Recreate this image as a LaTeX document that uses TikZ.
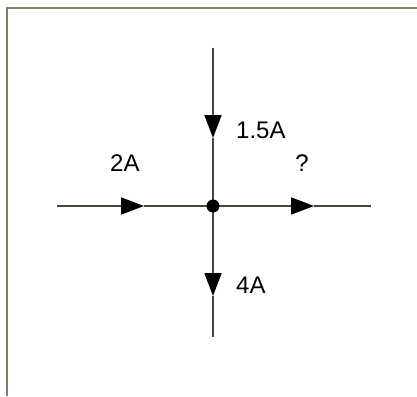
\documentclass[tikz,border=0pt]{standalone}
\usepackage{fontspec}
\setmainfont{Liberation Sans}
\usetikzlibrary{arrows.meta}
\definecolor{wire}{HTML}{45483A}
\definecolor{frame}{HTML}{7A7F68}
\tikzset{
  wireline/.style={draw=wire, line width=1.8pt},
  tipline/.style={wireline, -{Triangle[length=23pt,width=17pt,color=black]}},
  lbl/.style={font=\fontsize{24}{28}\selectfont, text=black, inner sep=0pt},
}
\begin{document}
\begin{tikzpicture}[x=1pt,y=-1pt]
\useasboundingbox (0,0) rectangle (417,396);
% frame (top and left edges)
\coordinate (fbl) at (7,396);
\coordinate (ftl) at (7,8.5);
\coordinate (ftr) at (417,8.5);
\draw[frame, line width=2pt] (fbl) -- (ftl) -- (ftr);
% wires
\coordinate (C) at (213,206);
\coordinate (T) at (213,48);
\coordinate (B) at (213,337);
\coordinate (L) at (57,206);
\coordinate (R) at (371,206);
\coordinate (at) at (213,138);
\coordinate (ab) at (213,296);
\coordinate (al) at (144,206);
\coordinate (ar) at (314,206);
\draw[tipline] (T) -- (at);
\draw[wireline] (at) -- (C);
\draw[tipline] (C) -- (ab);
\draw[wireline] (ab) -- (B);
\draw[tipline] (L) -- (al);
\draw[wireline] (al) -- (C);
\draw[tipline] (C) -- (ar);
\draw[wireline] (ar) -- (R);
\node[circle, fill=black, minimum size=13pt, inner sep=0pt] (J) at (C) {};
% labels
\node[lbl, anchor=west] (l1) at (236,130) {1.5A};
\node[lbl, anchor=west] (l2) at (110,163) {2A};
\node[lbl] (l3) at (302,163) {?};
\node[lbl, anchor=west] (l4) at (236,285) {4A};
\end{tikzpicture}
\end{document}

_ _ _ _ _ _ _

**What is asked**
Your task is to repeat the material above exactly, without its pictures.

**Written solution**
Recreate this image as a LaTeX document that uses TikZ.
\documentclass[tikz,border=0pt]{standalone}
\usepackage{fontspec}
\setmainfont{Liberation Sans}
\usetikzlibrary{arrows.meta}
\definecolor{wire}{HTML}{45483A}
\definecolor{frame}{HTML}{7A7F68}
\tikzset{
  wireline/.style={draw=wire, line width=1.8pt},
  tipline/.style={wireline, -{Triangle[length=23pt,width=17pt,color=black]}},
  lbl/.style={font=\fontsize{24}{28}\selectfont, text=black, inner sep=0pt},
}
\begin{document}
\begin{tikzpicture}[x=1pt,y=-1pt]
\useasboundingbox (0,0) rectangle (417,396);
% frame (top and left edges)
\coordinate (fbl) at (7,396);
\coordinate (ftl) at (7,8.5);
\coordinate (ftr) at (417,8.5);
\draw[frame, line width=2pt] (fbl) -- (ftl) -- (ftr);
% wires
\coordinate (C) at (213,206);
\coordinate (T) at (213,48);
\coordinate (B) at (213,337);
\coordinate (L) at (57,206);
\coordinate (R) at (371,206);
\coordinate (at) at (213,138);
\coordinate (ab) at (213,296);
\coordinate (al) at (144,206);
\coordinate (ar) at (314,206);
\draw[tipline] (T) -- (at);
\draw[wireline] (at) -- (C);
\draw[tipline] (C) -- (ab);
\draw[wireline] (ab) -- (B);
\draw[tipline] (L) -- (al);
\draw[wireline] (al) -- (C);
\draw[tipline] (C) -- (ar);
\draw[wireline] (ar) -- (R);
\node[circle, fill=black, minimum size=13pt, inner sep=0pt] (J) at (C) {};
% labels
\node[lbl, anchor=west] (l1) at (236,130) {1.5A};
\node[lbl, anchor=west] (l2) at (110,163) {2A};
\node[lbl] (l3) at (302,163) {?};
\node[lbl, anchor=west] (l4) at (236,285) {4A};
\end{tikzpicture}
\end{document}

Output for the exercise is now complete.